Anyone who watched defensive tackle Warren Sapp play football knows that he was far more than just about the numbers.
And the numbers were pretty damn good.
Sapp now takes his places amongst the great defensive tackles to ever play this game with his enshrinement into the Pro Football Hall of Fame. The 12th overall pick in the 1995 NFL draft by the Tampa Bay Buccaneers, he would become part of a defense that made its mark in the league. And he was also part of a movement in Tampa to put the team on the championship map.
Remember, this was a franchise that lost an NFL record 26 straight games to open its history. Win No. 1 came in the team’s 27th game in 1977, a 33-14 triumph over the New Orleans Saints in which the Bucs’ defense scored three touchdowns that day.

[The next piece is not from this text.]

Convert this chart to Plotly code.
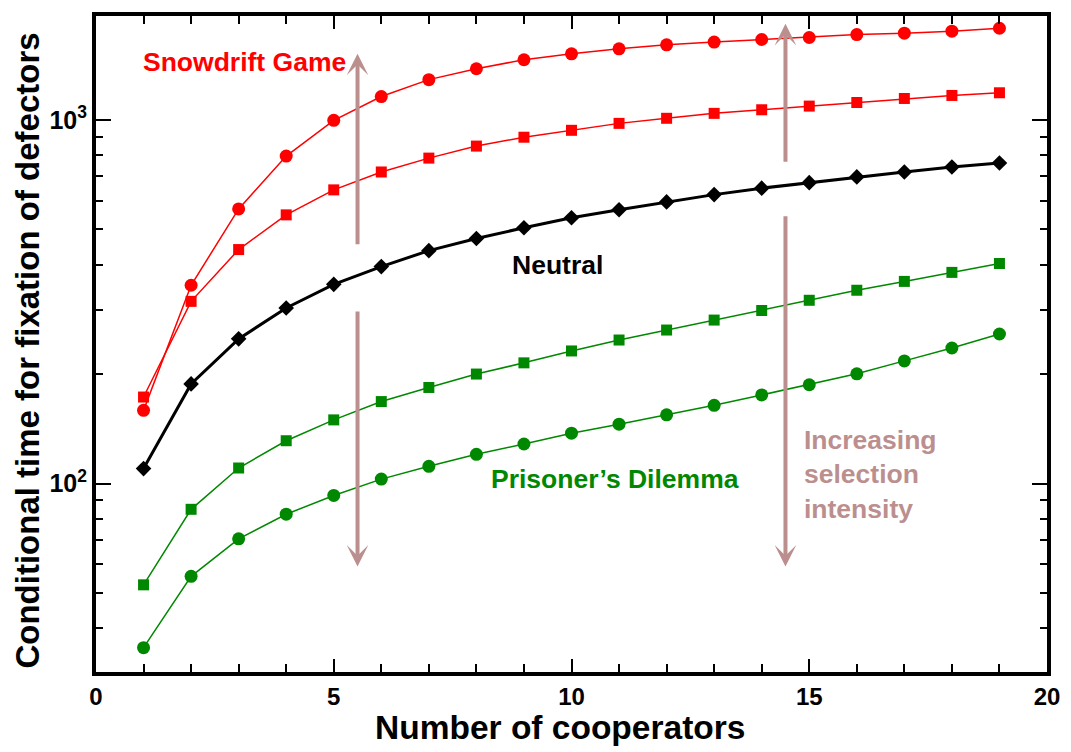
import plotly.graph_objects as go

# ---------------- data ----------------
cooperators = list(range(1, 20))

snowdrift_strong = [159, 351, 569, 795, 997, 1159, 1290, 1382, 1463, 1519, 1568, 1608,
                    1636, 1663, 1684, 1716, 1731, 1753, 1786]
snowdrift_weak = [173, 317, 440, 548, 642, 719, 785, 847, 896, 936, 978, 1010,
                  1042, 1066, 1091, 1116, 1145, 1167, 1187]
neutral = [110, 188, 250, 304, 353, 395, 437, 472, 505, 538, 566, 595,
           623, 649, 672, 697, 719, 742, 761]
pd_weak = [52.7, 85.0, 110.4, 131.2, 149.7, 168.1, 183.8, 200.1, 214.8, 231.6, 248.2, 264.4,
           281.6, 299.2, 319.2, 340.1, 359.7, 380.8, 402.9]
pd_strong = [35.4, 55.6, 70.5, 82.4, 92.8, 102.9, 111.6, 120.4, 128.5, 137.6, 145.7, 154.6,
             164.2, 175.3, 187.0, 200.4, 217.5, 236.0, 257.8]

y_major_vals = [100, 1000]
y_major_text = ["10<sup>2</sup>", "10<sup>3</sup>"]
y_minor_vals = [40, 50, 60, 70, 80, 90, 200, 300, 400, 500, 600, 700, 800, 900]
x_major_vals = [0, 5, 10, 15, 20]

x_title = "Number of cooperators"
y_title = "Conditional time for fixation of defectors"

RED = "#ff0000"
GREEN = "#008800"
BLACK = "#000000"
ARROW = "#bc8f8f"
FONT = "Liberation Sans"

fig = go.Figure()

def add(y, color, symbol, size, lw):
    fig.add_trace(go.Scatter(
        x=cooperators, y=y, mode="lines+markers",
        line=dict(color=color, width=lw),
        marker=dict(symbol=symbol, size=size, color=color),
        showlegend=False))

add(snowdrift_strong, RED, "circle", 13, 1.5)
add(snowdrift_weak, RED, "square", 11, 1.5)
add(neutral, BLACK, "diamond", 12, 3)
add(pd_weak, GREEN, "square", 11, 1.5)
add(pd_strong, GREEN, "circle", 13, 1.5)

annotations = []
def arrow(x, y_head, y_tail):
    annotations.append(dict(
        x=x, y=y_head, ax=x, ay=y_tail, xref="x", yref="y", axref="x", ayref="y",
        text="", showarrow=True, arrowhead=3, arrowsize=0.9, arrowwidth=4,
        arrowcolor=ARROW, standoff=0))

arrow(5.5, 3.182, 2.654)
arrow(5.5, 1.772, 2.477)
arrow(14.5, 3.264, 2.881)
arrow(14.5, 1.772, 2.739)

def label(text, x, y, color, xanchor="center", align="center"):
    annotations.append(dict(
        x=x, y=y, xref="x", yref="y", text=text, showarrow=False,
        xanchor=xanchor, yanchor="middle", align=align,
        font=dict(family=FONT, size=26.5, color=color, weight="bold")))

label("Snowdrift Game", 3.13, 3.160, RED)
label("Neutral", 9.70, 2.600, BLACK)
label("Prisoner\u2019s Dilemma", 10.91, 2.012, GREEN)
label("Increasing<br>selection<br>intensity", 14.84, 2.026, ARROW, xanchor="left", align="left")

# axis titles
annotations.append(dict(
    text=x_title, xref="paper", yref="paper", x=0.488, y=-0.0848,
    xanchor="center", yanchor="middle", showarrow=False,
    font=dict(family=FONT, size=33.5, color="black", weight="bold")))
annotations.append(dict(
    text=y_title, xref="paper", yref="paper", x=-0.0715, y=0.49,
    xanchor="center", yanchor="middle", showarrow=False, textangle=-90,
    font=dict(family=FONT, size=33, color="black", weight="bold")))

fig.update_layout(
    width=1071, height=752,
    margin=dict(l=88, r=32, t=4, b=88),
    paper_bgcolor="white", plot_bgcolor="white",
    annotations=annotations,
    font=dict(family=FONT, color="black"),
    xaxis=dict(
        range=[0, 20], tickmode="array", tickvals=x_major_vals,
        ticks="inside", ticklen=13, tickwidth=2, tickcolor="black",
        minor=dict(dtick=1, tick0=0, ticks="inside", ticklen=8, tickwidth=1.5, tickcolor="black"),
        showline=True, linewidth=4, linecolor="black", mirror="allticks",
        showgrid=False, zeroline=False,
        tickfont=dict(family=FONT, size=24, weight="bold"),
    ),
    yaxis=dict(
        type="log", range=[1.4822, 3.2855], tickmode="array",
        tickvals=y_major_vals, ticktext=y_major_text,
        ticks="inside", ticklen=15, tickwidth=2, tickcolor="black",
        minor=dict(tickmode="array", tickvals=y_minor_vals, ticks="inside",
                   ticklen=7, tickwidth=1.5, tickcolor="black"),
        showline=True, linewidth=4, linecolor="black", mirror="allticks",
        showgrid=False, zeroline=False,
        tickfont=dict(family=FONT, size=25, weight="bold"),
    ),
)

fig.write_html("out.html")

Flash forward to 2002 and the Buccaneers’ 27th season in the National Football League. They would cap that campaign off with a 48-21 victory over the Oakland Raiders in Super Bowl XXXVII in which their defense would score (you guessed it) three touchdowns.
That’s what you call symmetry. And Sapp was right in the middle of it…literally.
Starting with his third season in the league in 1997, the former University of Miami star was named to the first of seven consecutive Pro Bowls. His ability to penetrate and rush the passer up the middle of the field was something rarely seen. The athletic and exuberant Sapp totaled 77.0 sacks in his nine seasons with the Buccaneers and also intercepted two passes.
And for good measure, Sapp also caught four passes for 39 yards and a pair of touchdowns during his stay in Tampa. All of those catches came in his final season with the club in 2003.
Somewhat ironically, it was off to Oakland for Sapp and he spent the final four seasons of his career playing for the franchise he helped defeat for a championship just two years earlier. He totaled 19.5 sacks in 58 games with the Silver and Black (10.0 sacks in 2006), playing a somewhat different role in the team’s 3-4 defense.
It all added up to 96.5 sacks in 13 seasons. Sapp was also a member of the league’s All-Decade Teams of both the 1990s and 2000s and was the NFL’s Defensive Player of the Year in 1999.
But even more importantly, he brought a playful but assertive attitude to a franchise in need of a new direction. Before his arrival in 1995, the Buccaneers had lost at least 10 games in each of their previous 12 seasons. In his nine years in Tampa, the team suffered through only three losing seasons, reached the playoffs five times and won the Super Bowl in 2002.
And when it was all said and done, the only number that really counted for Sapp was No. 1.